UNFPA has been a leader in applying cultural fluency to development and in garnering support from faith-based organizations to help carry out its mandate. These are complicated issues, as two recent papers issued by the UN Research Institute for Social Development and funded by UNFPA reveal. The papers were commissioned as part of a major project to understand more about the relationship between women’s rights, religion and politics.

One of the papers, entitled Religion, Culture and the Politicization of Honour-Related Violence, is a critical analysis of the way ‘honour killings’ figure in policy debates and coverage of immigrant communities in Western Europe and North America. It argues that ‘honour-related’ violence needs is less a cultural or religious issue than it is a specific manifestation of the larger problem of violence against women, shaped and informed by the immigration experience.
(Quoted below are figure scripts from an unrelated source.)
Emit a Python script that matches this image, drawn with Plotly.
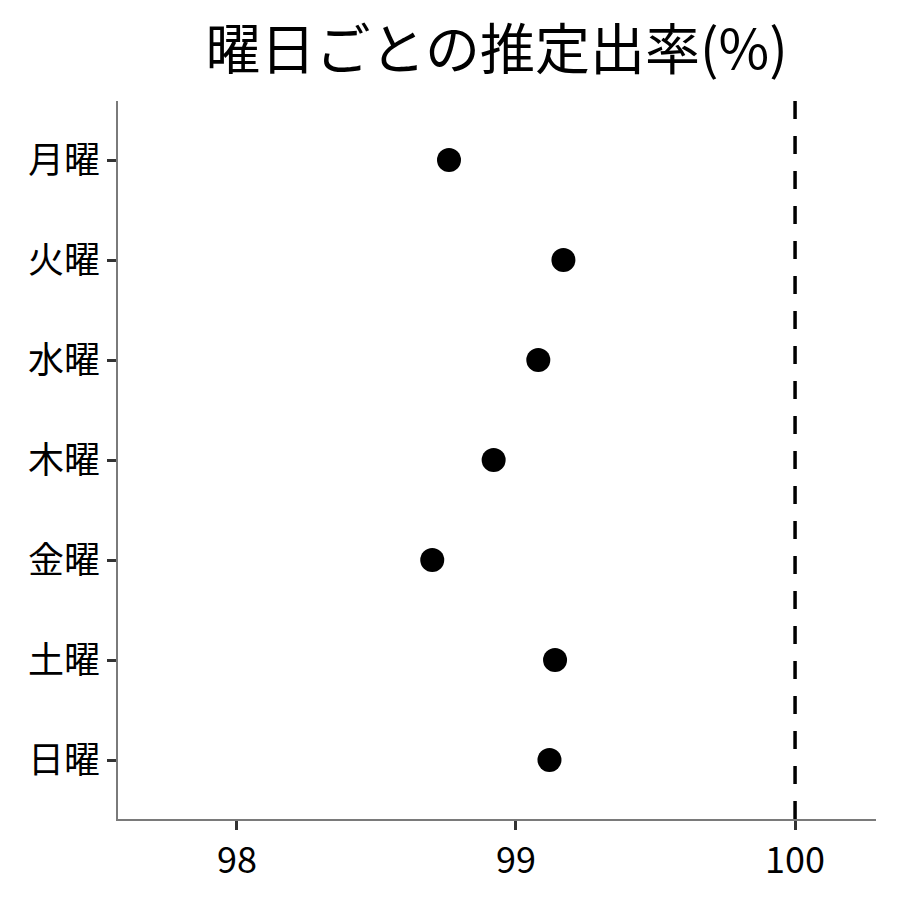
import plotly.graph_objects as go

days = ["月曜", "火曜", "水曜", "木曜", "金曜", "土曜", "日曜"]
rates = [98.76, 99.17, 99.08, 98.92, 98.70, 99.14, 99.12]
ref_value = 100
x_ticks = [98, 99, 100]

fig = go.Figure()

fig.add_trace(go.Scatter(
    x=rates, y=days, mode="markers",
    marker=dict(color="black", size=24),
    showlegend=False,
))

# reference line at 100%
fig.add_vline(x=ref_value, line=dict(color="black", width=3.5, dash="18px,17px"))

fig.update_layout(
    width=900, height=900,
    paper_bgcolor="white", plot_bgcolor="white",
    margin=dict(l=110, r=32, t=93, b=89),
    font=dict(family="Noto Sans CJK JP", color="black", size=36),
    title=dict(text="曜日ごとの推定出率(%)", x=0.543, xanchor="center",
               y=0.954, yanchor="middle", font=dict(size=55)),
)
fig.update_xaxes(
    range=[97.574, 100.29], tickvals=x_ticks, showgrid=False, zeroline=False,
    showline=True, linecolor="#7a7a7a", linewidth=1.5,
    ticks="outside", ticklen=9, tickwidth=3, tickcolor="#333333",
    tickfont=dict(size=36),
)
fig.update_yaxes(
    categoryorder="array", categoryarray=days,
    range=[6.59, -0.59], showgrid=False, zeroline=False,
    showline=True, linecolor="#7a7a7a", linewidth=1.5,
    ticks="outside", ticklen=9, tickwidth=3, tickcolor="#333333",
    tickfont=dict(size=36),
)

fig.write_html("out.html")
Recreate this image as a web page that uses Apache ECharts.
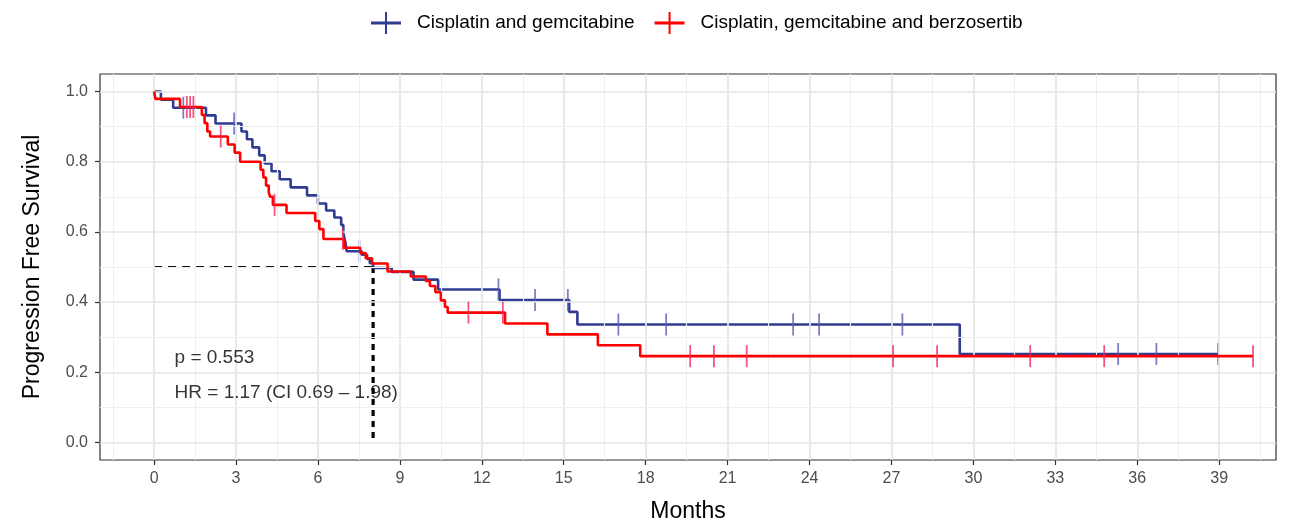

The other, entitled Faith-Based Organizations and Service Delivery: Some Gender Conundrums cautions about policy recommendations applicable to all faith-based actors engaged in service delivery. It concludes: “How faith expresses itself vis-à-vis gender issues will vary along the personal belief system of the leadership, those of the practitioners, the context in which they work, the extent of vulnerability and dependence of their constituency on their services as well as other contextual factors (such as the state’s political ideology on gender issues).... In the light of this, in some contexts, it may be possible to engage with faith leaders of organizations delivering services to advance gender agendas, while in others such an assumption is naive in that it does not take into account the power politics behind how agendas are framed."